Question: why is it important to me that my kids speak more than one language?
I have to admit that I never really thought about this. When I married an Algerian woman I must have assumed my children would be multilingual. Or maybe I was so unprepared that I actually didn’t have an opinion.
But in hindsight it is obvious that there really was no choice for me. And I can think of two main reasons.
My background is monolingual. I grew up in Germany and I am pretty much a German. While I might not fit all of the stereotypes about us, I certainly have a purely German cultural repertoire. Everything I read, heard and watched whilst growing up was German. I can “compare notes” with any German my age and find tons of similarities.
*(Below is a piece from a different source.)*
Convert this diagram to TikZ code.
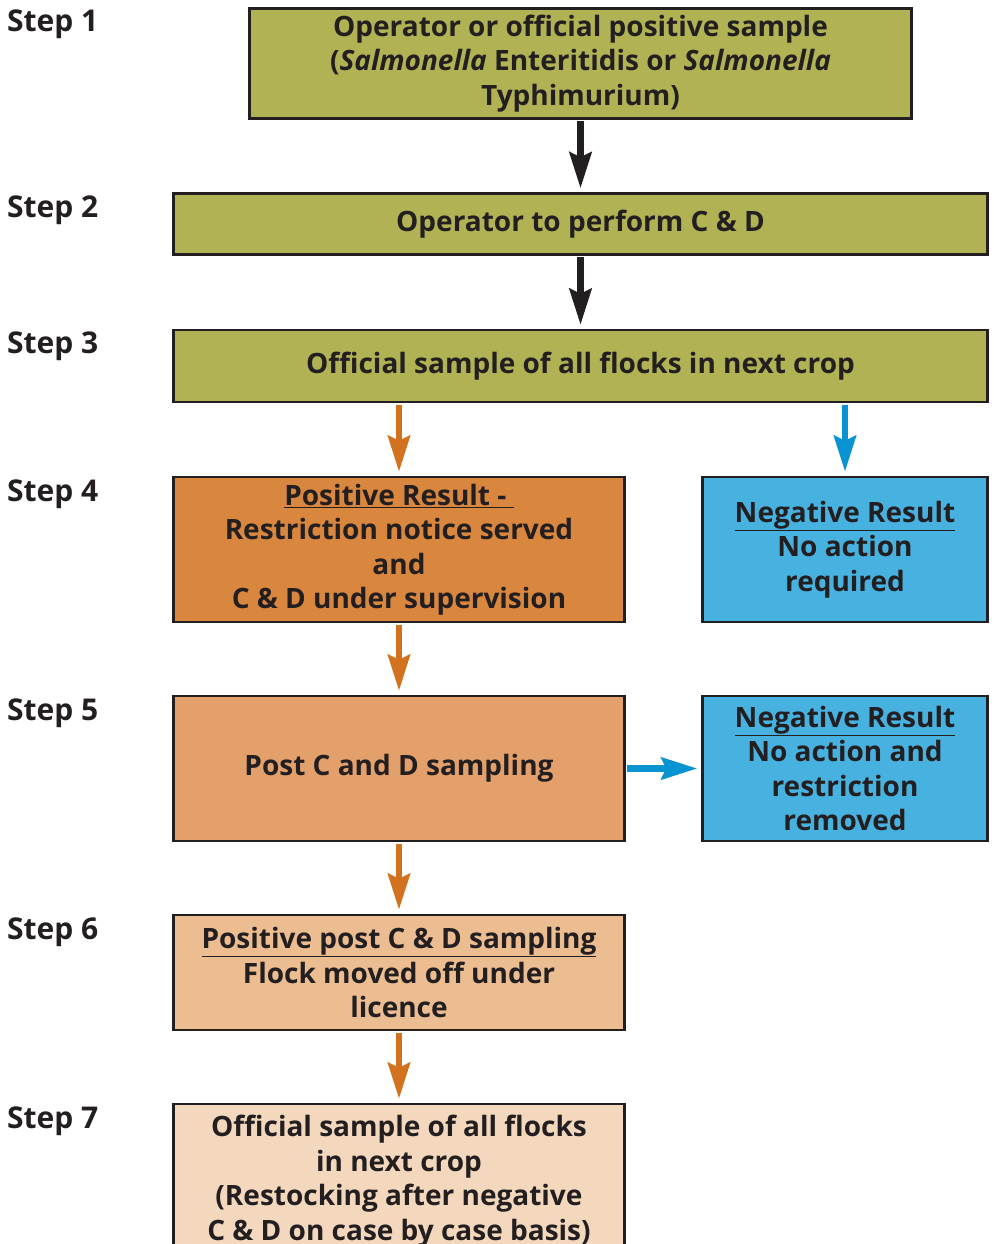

French or English people my age share some of these references, but clearly not all. And sometimes we just don’t know because things were called something in German and something else in French or English.
The same goes for my family. My mother is German, my sister is German, my aunts and uncles are German. They all come with their huge baggage of culture. I guess that baggage is what defines us as Germans.
Enter my children.
They will never be German in the same way I am. Chances are they will be English or maybe French, but our current plans do not include moving to Germany, so they won’t grow up like me. In a sense, that is sad. Some of the things I grew up with I wish they could know about as well.
So in order to give them every opportunity to pick up anything that is German, they need to be able to easily and fluently converse with Germans, with me, with my family, with friends or even strangers in Germany. They need to be able to immerse themselves into a German environment seamlessly.
I will read them books that I liked, like “Onkel Florians Fliegender Flohmarkt”. I will speak with them using strange, creative grammar and words I make up, because that’s how I learned it. I will show them movies in German, even some non-German movies. I will give them some German music as well. I hope that doing all that means they will learn to appreciate language like I do. And the culture that comes with it, of course.
I can obviously only do all of that in German. Given that we’re living in the UK that dictates they will be at least bilingual. So be it.
Reason two has to do with the subtle changes in personality that I can feel when I speak German versus another language.
I am not entirely a different person when I speak English or French, but some things feel different. Only very slightly different, but different. I want my children to know “the real me,” so I speak German with them. It’s bad enough my wife struggles with an additional barrier.
A colleague who speaks a lot of languages confirms that he feels different when he speaks English. He acquired English later in life. He cannot see a difference between speaking German and French, though, supposedly because he grew up with these languages from the very start.
I have not seen any research that links language and personality unfortunately. But I think it makes sense. The brain probably creates relations between things that it learns at a given time. That way the language is always linked to who I was when I picked it up.
I’d be delighted if anybody shared their view! Maybe there is some material about “language schizophrenia” that I didn’t find? Please let me know what you think!